FedNat Insurance Company, fka Federated Insurance Company, was the recent topic of conversation that I had with an attorney seeking information about FedNat claims practices and how to prosecute a bad faith lawsuit in Florida. One suggestion I made was to study the proposed jury instructions in the upcoming Sebo bad faith case.1
Insurance companies have good faith duties to their customers. A jury will determine the accountability for that. So, what will the jury be asked to consider from the proof and evidence of the insurance company’s conduct? Read the jury instructions. For most policyholders bringing a “bad faith” lawsuit, they have already had a voluntary payment, an appraisal award, or a judgment from the underlying contract dispute. So, a jury instruction about what happened should be stated. In the Sebo case, the proposed jury instruction is:
Prior to this bad faith action, a jury rendered a verdict in favor of Mr. Sebo and against American Home Assurance Company, later to reduced to a judgment in the amount of $8,070,000.00. This Court found that American Home Assurance Company sold Mr. Sebo an all-risk insurance policy, the policy included coverage for loss independently caused by covered wind and rain events and construction defects, and that American Home Assurance Company had breached the insurance policy by failing to pay Mr. Sebo’s claim. That result was affirmed on appeal to the Florida Supreme Court. An Amended Final Judgement was entered in Mr. Sebo’s favor after the appeal concluded.
I told the attorney questioning FedNat, that the higher the amount of the recovery that FedNat failed to pay, the better the case is because FedNat claims managers would have to explain why they there were wrong. In Sebo, the insurance company was over $8 million wrong. I also told the attorney questioning me that FedNat would have to turn over work product documents and all underlying claims file materials. This is because an insurer has an ongoing obligation to act in good faith—even during litigation. The proposed Sebo jury instruction noted:
An insurance company has a continuing duty to adjust a claim and evaluate coverage in good faith, even after litigation is brought by or against the insurer by the insured. That duty of good faith continues through the conclusion of the litigation until the claim is paid or a final judgment is entered.

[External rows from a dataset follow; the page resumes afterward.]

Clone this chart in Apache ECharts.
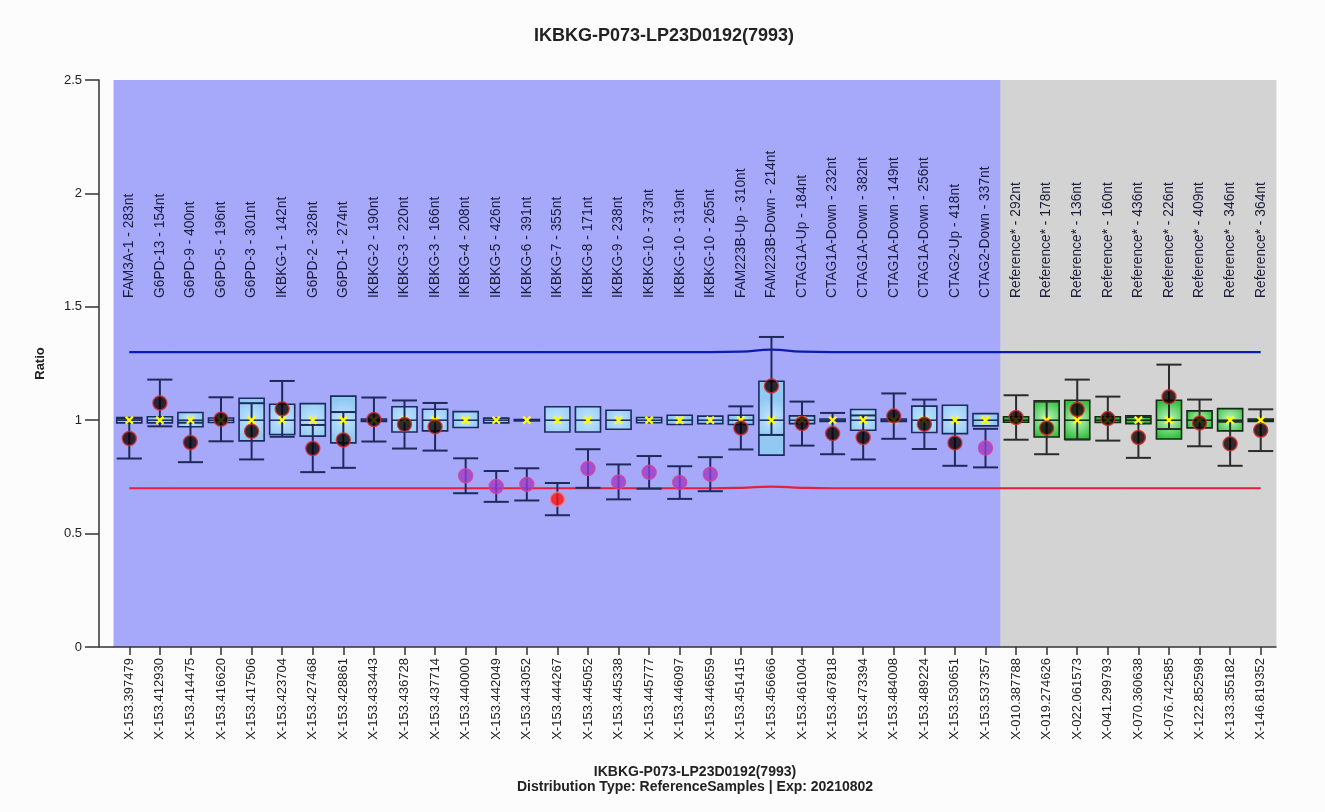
<!DOCTYPE html>
<html><head><meta charset="utf-8">
<script src="https://cdn.jsdelivr.net/npm/echarts@6/dist/echarts.min.js"></script>
<style>html,body{margin:0;padding:0;background:#fcfcfc;}#c{width:1325px;height:812px;}</style>
</head><body><div id="c"></div>
<script>
const probeLabels = ["FAM3A-1 - 283nt","G6PD-13 - 154nt","G6PD-9 - 400nt","G6PD-5 - 196nt","G6PD-3 - 301nt","IKBKG-1 - 142nt","G6PD-2 - 328nt","G6PD-1 - 274nt","IKBKG-2 - 190nt","IKBKG-3 - 220nt","IKBKG-3 - 166nt","IKBKG-4 - 208nt","IKBKG-5 - 426nt","IKBKG-6 - 391nt","IKBKG-7 - 355nt","IKBKG-8 - 171nt","IKBKG-9 - 238nt","IKBKG-10 - 373nt","IKBKG-10 - 319nt","IKBKG-10 - 265nt","FAM223B-Up - 310nt","FAM223B-Down - 214nt","CTAG1A-Up - 184nt","CTAG1A-Down - 232nt","CTAG1A-Down - 382nt","CTAG1A-Down - 149nt","CTAG1A-Down - 256nt","CTAG2-Up - 418nt","CTAG2-Down - 337nt","Reference* - 292nt","Reference* - 178nt","Reference* - 136nt","Reference* - 160nt","Reference* - 436nt","Reference* - 226nt","Reference* - 409nt","Reference* - 346nt","Reference* - 364nt"];
const positions = ["X-153.397479","X-153.412930","X-153.414475","X-153.416620","X-153.417506","X-153.423704","X-153.427468","X-153.428861","X-153.433443","X-153.436728","X-153.437714","X-153.440000","X-153.442049","X-153.443052","X-153.444267","X-153.445052","X-153.445338","X-153.445777","X-153.446097","X-153.446559","X-153.451415","X-153.456666","X-153.461004","X-153.467818","X-153.473394","X-153.484008","X-153.489224","X-153.530651","X-153.537357","X-010.387788","X-019.274626","X-022.061573","X-041.299793","X-070.360638","X-076.742585","X-122.852598","X-133.355182","X-146.819352"];
const boxLow  = [0.988,0.988,0.971,0.990,0.909,0.937,0.930,0.900,0.995,0.948,0.953,0.968,0.988,0.997,0.948,0.948,0.960,0.989,0.981,0.985,0.981,0.846,0.985,0.995,0.956,0.995,0.946,0.941,0.975,0.991,0.926,0.915,0.990,0.985,0.917,0.966,0.953,0.995];
const boxHigh = [1.012,1.015,1.034,1.010,1.097,1.070,1.073,1.106,1.005,1.059,1.048,1.038,1.009,1.003,1.059,1.059,1.044,1.012,1.022,1.018,1.022,1.172,1.019,1.005,1.047,1.005,1.062,1.066,1.029,1.015,1.085,1.088,1.015,1.019,1.088,1.041,1.051,1.005];
const boxMedian = [1,1,1,1,1,1,1,1,1,1,1,1,1,1,1,1,1,1,1,1,1,1,1,1,1,1,1,1,1,1,1,1,1,1,1,1,1,1];
const sampleRatio = [0.919,1.076,0.902,1.004,0.951,1.050,0.875,0.913,1.003,0.981,0.971,0.755,0.708,0.717,0.652,0.787,0.728,0.770,0.725,0.762,0.966,1.151,0.985,0.941,0.924,1.018,0.982,0.900,0.877,1.012,0.966,1.047,1.007,0.924,1.103,0.988,0.896,0.956];
const sampleError = [0.088,0.103,0.087,0.097,0.124,0.123,0.104,0.123,0.097,0.106,0.105,0.077,0.068,0.071,0.071,0.085,0.077,0.072,0.072,0.075,0.095,0.216,0.097,0.091,0.097,0.100,0.109,0.101,0.085,0.098,0.116,0.132,0.097,0.090,0.142,0.103,0.097,0.092];
const dotClass = ["n","n","n","n","n","n","n","n","n","n","n","p","p","p","r","p","p","p","p","p","n","n","n","n","n","n","n","n","p","n","n","n","n","n","n","n","n","n"];
const upperLimit = [1.30,1.30,1.30,1.30,1.30,1.30,1.30,1.30,1.30,1.30,1.30,1.30,1.30,1.30,1.30,1.30,1.30,1.30,1.30,1.30,1.302,1.311,1.302,1.30,1.30,1.30,1.30,1.30,1.30,1.30,1.30,1.30,1.30,1.30,1.30,1.30,1.30,1.30];
const lowerLimit = [0.70,0.70,0.70,0.70,0.70,0.70,0.70,0.70,0.70,0.70,0.70,0.70,0.70,0.70,0.70,0.70,0.70,0.70,0.70,0.70,0.702,0.707,0.702,0.70,0.70,0.70,0.70,0.70,0.70,0.70,0.70,0.70,0.70,0.70,0.70,0.70,0.70,0.70];

const FONT = 'Liberation Sans, Arial, sans-serif';
const isRef = probeLabels.map(l => l.indexOf('Reference') === 0 ? 1 : 0);

const chart = echarts.init(document.getElementById('c'), null, {renderer: 'canvas'});

const dotStyles = {
  n: {color: '#0a0000', borderColor: '#d62a2a', borderWidth: 1.5},
  p: {color: '#9a3cc8', borderColor: '#d8409c', borderWidth: 1.5},
  r: {color: '#ff1212', borderColor: '#ff7a7a', borderWidth: 1.5}
};

const option = {
  backgroundColor: '#fcfcfc',
  animation: false,
  title: [
    {text: 'IKBKG-P073-LP23D0192(7993)', left: 659, top: 22, textAlign: 'center',
     textStyle: {fontFamily: FONT, fontSize: 18, fontWeight: 'bold', color: '#222'}},
    {text: 'IKBKG-P073-LP23D0192(7993)\nDistribution Type: ReferenceSamples | Exp: 20210802', left: 690, top: 760, textAlign: 'center',
     textStyle: {fontFamily: FONT, fontSize: 14, fontWeight: 'bold', color: '#222', lineHeight: 15}}
  ],
  grid: {left: 114, right: 49, top: 80, bottom: 165, containLabel: false},
  xAxis: {type: 'category', data: positions, position: 'bottom', boundaryGap: true,
     axisLine: {show: true, lineStyle: {color: '#333', width: 1.5}},
     axisTick: {show: true, alignWithLabel: true, length: 8, lineStyle: {color: '#333', width: 1.5}},
     axisLabel: {rotate: 90, fontSize: 13, fontFamily: FONT, color: '#222', margin: 11, interval: 0},
     splitLine: {show: false}},
  yAxis: {type: 'value', min: 0, max: 2.5, interval: 0.5, offset: 15,
    name: 'Ratio', nameLocation: 'middle', nameGap: 52, nameRotate: 90,
    nameTextStyle: {fontFamily: FONT, fontSize: 13, fontWeight: 'bold', color: '#222'},
    axisLine: {show: true, lineStyle: {color: '#333', width: 1.5}},
    axisTick: {show: true, length: 14, lineStyle: {color: '#333', width: 1.5}},
    axisLabel: {fontSize: 13, fontFamily: FONT, color: '#222', margin: 17},
    splitLine: {show: false}},
  graphic: [
    {type: 'line', shape: {x1: 99, y1: 647, x2: 114, y2: 647}, style: {stroke: '#333', lineWidth: 1.5}, z: 10}
  ],
  series: [
    {type: 'custom', name: 'bg', silent: true, z: 0,
     data: positions.map((p, i) => [i, isRef[i]]),
     renderItem: function (params, api) {
       const c = api.coord([api.value(0), 0]);
       const w = api.size([1, 0])[0];
       const cs = params.coordSys;
       return {type: 'rect', shape: {x: c[0] - w / 2 - 0.5, y: cs.y, width: w + 1, height: cs.height},
               style: {fill: api.value(1) ? '#d3d3d3' : '#a6a9f9'}};
     }},
    {type: 'custom', name: 'probeNames', silent: true, z: 1,
     data: probeLabels.map((l, i) => [i]),
     renderItem: function (params, api) {
       const i = api.value(0);
       const c = api.coord([i, 0]);
       const cs = params.coordSys;
       return {type: 'text', x: c[0], y: cs.y + 218, rotation: Math.PI / 2,
               style: {text: probeLabels[i], fill: '#1c1c3c', font: '13.8px ' + FONT, align: 'left', verticalAlign: 'middle'}};
     }},
    {type: 'line', name: 'upper', data: upperLimit, smooth: true, symbol: 'none', z: 2,
     lineStyle: {color: '#0b1cae', width: 2.2}},
    {type: 'line', name: 'lower', data: lowerLimit, smooth: true, symbol: 'none', z: 2,
     lineStyle: {color: '#e3203e', width: 2.2}},
    {type: 'custom', name: 'box', z: 3,
     data: positions.map((p, i) => [i, boxLow[i], boxHigh[i], boxMedian[i], isRef[i]]),
     renderItem: function (params, api) {
       const i = api.value(0);
       const lo = api.coord([i, api.value(1)]);
       const hi = api.coord([i, api.value(2)]);
       const md = api.coord([i, api.value(3)]);
       const w = api.size([1, 0])[0] * 0.82;
       const ref = api.value(4);
       const fill = ref
         ? {type: 'radial', x: 0.5, y: 0.5, r: 0.75, colorStops: [{offset: 0, color: '#c6f7c6'}, {offset: 1, color: '#30be3c'}]}
         : {type: 'radial', x: 0.5, y: 0.5, r: 0.75, colorStops: [{offset: 0, color: '#c2e5ff'}, {offset: 1, color: '#92c9f2'}]};
       const stroke = ref ? '#142a14' : '#1c2a5e';
       return {type: 'group', children: [
         {type: 'rect', shape: {x: lo[0] - w / 2, y: hi[1], width: w, height: lo[1] - hi[1]},
          style: {fill: fill, stroke: stroke, lineWidth: 1.6}},
         {type: 'line', shape: {x1: lo[0] - w / 2, y1: md[1], x2: lo[0] + w / 2, y2: md[1]},
          style: {stroke: stroke, lineWidth: 1.5}}
       ]};
     }},
    {type: 'custom', name: 'err', z: 4,
     data: positions.map((p, i) => [i, sampleRatio[i] - sampleError[i], sampleRatio[i] + sampleError[i], isRef[i]]),
     renderItem: function (params, api) {
       const i = api.value(0);
       const lo = api.coord([i, api.value(1)]);
       const hi = api.coord([i, api.value(2)]);
       const w = api.size([1, 0])[0] * 0.82;
       const col = api.value(3) ? '#2b2b2b' : '#1e2a5c';
       const st = {stroke: col, lineWidth: 2};
       return {type: 'group', children: [
         {type: 'line', shape: {x1: lo[0], y1: lo[1], x2: hi[0], y2: hi[1]}, style: st},
         {type: 'line', shape: {x1: lo[0] - w / 2, y1: lo[1], x2: lo[0] + w / 2, y2: lo[1]}, style: st},
         {type: 'line', shape: {x1: hi[0] - w / 2, y1: hi[1], x2: hi[0] + w / 2, y2: hi[1]}, style: st}
       ]};
     }},
    {type: 'custom', name: 'median', z: 5,
     data: positions.map((p, i) => [i, boxMedian[i]]),
     renderItem: function (params, api) {
       const c = api.coord([api.value(0), api.value(1)]);
       const s = 3.6;
       const st = {stroke: '#ffff00', lineWidth: 2.2};
       return {type: 'group', children: [
         {type: 'line', shape: {x1: c[0] - s, y1: c[1] - s, x2: c[0] + s, y2: c[1] + s}, style: st},
         {type: 'line', shape: {x1: c[0] - s, y1: c[1] + s, x2: c[0] + s, y2: c[1] - s}, style: st}
       ]};
     }},
    {type: 'scatter', name: 'sample', z: 6, symbol: 'circle', symbolSize: 14,
     data: sampleRatio.map((v, i) => ({value: [i, v], itemStyle: dotStyles[dotClass[i]]}))}
  ]
};
chart.setOption(option);
</script>
</body></html>
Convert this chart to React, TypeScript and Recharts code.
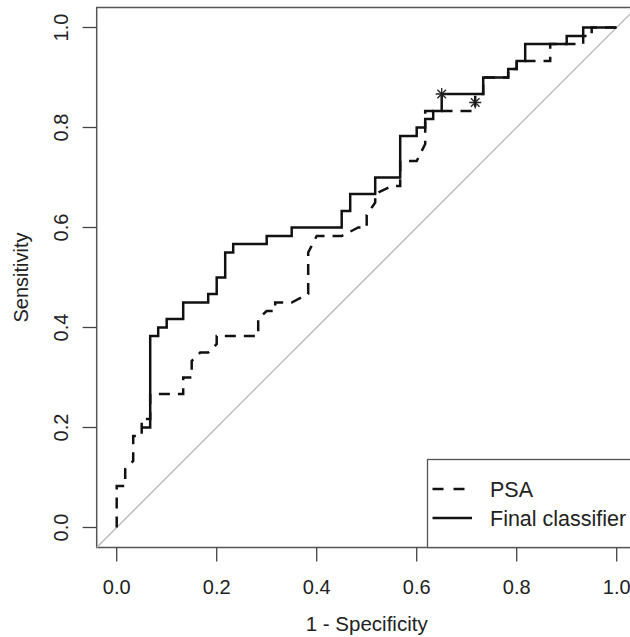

For all those with a FedNat claim where payment has been delayed, underpaid, or wrongly denied coverage, I want to help you remedy that problem. Please call me on my cell at (813) 695-8733. I am certain there are many Hurricane Irma, Michael, and Sally claimants who have been wronged by FedNat’s conduct. Please reach out and contact me so we can help provide you with information and direction that can help.
Thought For The Day
At FedNat, we’re committed to providing you with fair, fast, personalized claims handling…. our team of experienced, compassionate professionals will begin navigating your road to recovery. You can trust us to be the calm through whatever storm you’re going through.
—FedNat Website Promise as of February 2022
1 Sebo v. American Home Assurance Co., No 07-0054-CA [Proposed Jury Instruction] (Fla. 13th Cir.).